Est-ce aussi le besoin de fuir l'ennui qui explique que Facebook, Google ou tout autre géant du web n'ont pas besoin de faire de publicité, contrairement aux grandes marques traditionnelles ?

C'est encore un autre mécanisme humain, qui est celui de la fuite. On appelle cela "oppression et libération dans l'imaginaire", mécanisme analysé chez des gens qui pratiquaient des cultes liés aux ancêtres à Madagascar. Quand la vie est compliquée et qu'on y trouve peu de sens, l'un des moyens consiste à fuir dans l'imaginaire. Ce peut être l'imaginaire d'internet, des jeux vidéo... Les personnes trouvent ainsi l'excitation, et l'imaginaire qui donne du sens à une vie qui à leurs yeux n'en a pas forcément. Il faut comprendre que cette fuite est un moyen de survie, car si on est toujours dans l'attaque et l'engagement, on peut "mourir". Cela a été montré dans le film "Mon oncle d'Amérique" d'Alain Resnais : par analogie on peut dire que la fuite dans les réseaux sociaux est un moyen de survie psychologique.

Pour expliquer la supériorité de ces sites sur les acteurs traditionnels de l'économie, il faut partir du principe que les gens sont sensibles à des phénomènes pavloviens. On peut être pavlovien vis-à-vis des séries américaines par exemple. A force de les regarder, elles rentrent dans notre quotidien, ce qui vient satisfaire notre besoin de routine. Ces formes de conditionnement psychologique que sont Facebook, les jeux vidéo, l'alcool ou encore le cannabis, sont à peu près acceptables socialement, tant qu'elles répondent à une logique de groupe. En général les proches s'inquiètent dès lors que les personnes s'y livrent toutes seules. C'est intéressant, dans la mesure où les personnes se créent de nouvelles limites : parce que c'est collectif, elles y sont de droit, socialement parlant.

Mais la force de Google et de Facebook ne se trouve pas tant dans l'addiction que dans l'emprisonnement qu'ils génèrent. Le système d'information mis en place fait qu'on en est captif.
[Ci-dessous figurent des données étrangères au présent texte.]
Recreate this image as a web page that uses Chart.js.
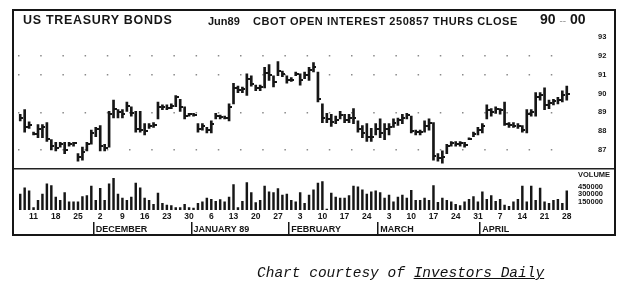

Surtout de Google, d'ailleurs. Si on ne les utilise pas, on est exclu.

Plus largement, quels sont les acteurs économiques qui profitent le plus de notre rejet de l'ennui ?

Je dirais que ce sont à peu près toutes les activités qui prospèrent sur la fuite de l'ennui : le travail, les courses, les jeux vidéo, les réseaux sociaux… Je ne vois pas bien qui n'est pas concerné par le phénomène : le principe même d'un marché de consommation est fondé sur l'addiction, plus correctement appelée la "fidélité du consommateur". Le marketing, par nature, essaye de créer de l'addiction. En partant des réseaux sociaux, qui sont un phénomène récent, on se rend compte que toute la société est depuis longtemps organisée autour de la fidélisation, la captation du consommateur.

Face à cette volonté de la part des géants du web d'occuper tout notre temps, des formes de rejet naissent-elles chez certaines personnes ?

Oui, mais de manière ultra minoritaire, car cela participe de la même dynamique que les moines qui se retirent du monde. J'entends par là que lorsqu'un système technique est devenu aussi présent que les réseaux numériques, vous n'avez pas tellement d'autre choix que d'y participer, ou trouver une forme de "retrait du monde". Quelques-uns tentent de résister, en montrant de manière critique la mainmise des géants du web sur notre vie privée, mais ils ne sont pas si nombreux. Pour ma part je considère que nous sommes en train de nous diriger vers des systèmes plus totalitaires que libéraux. Les réseaux sociaux, pour ne citer qu'eux, ressemblent beaucoup au "contrôle social" que l'on rencontre dans certains culture.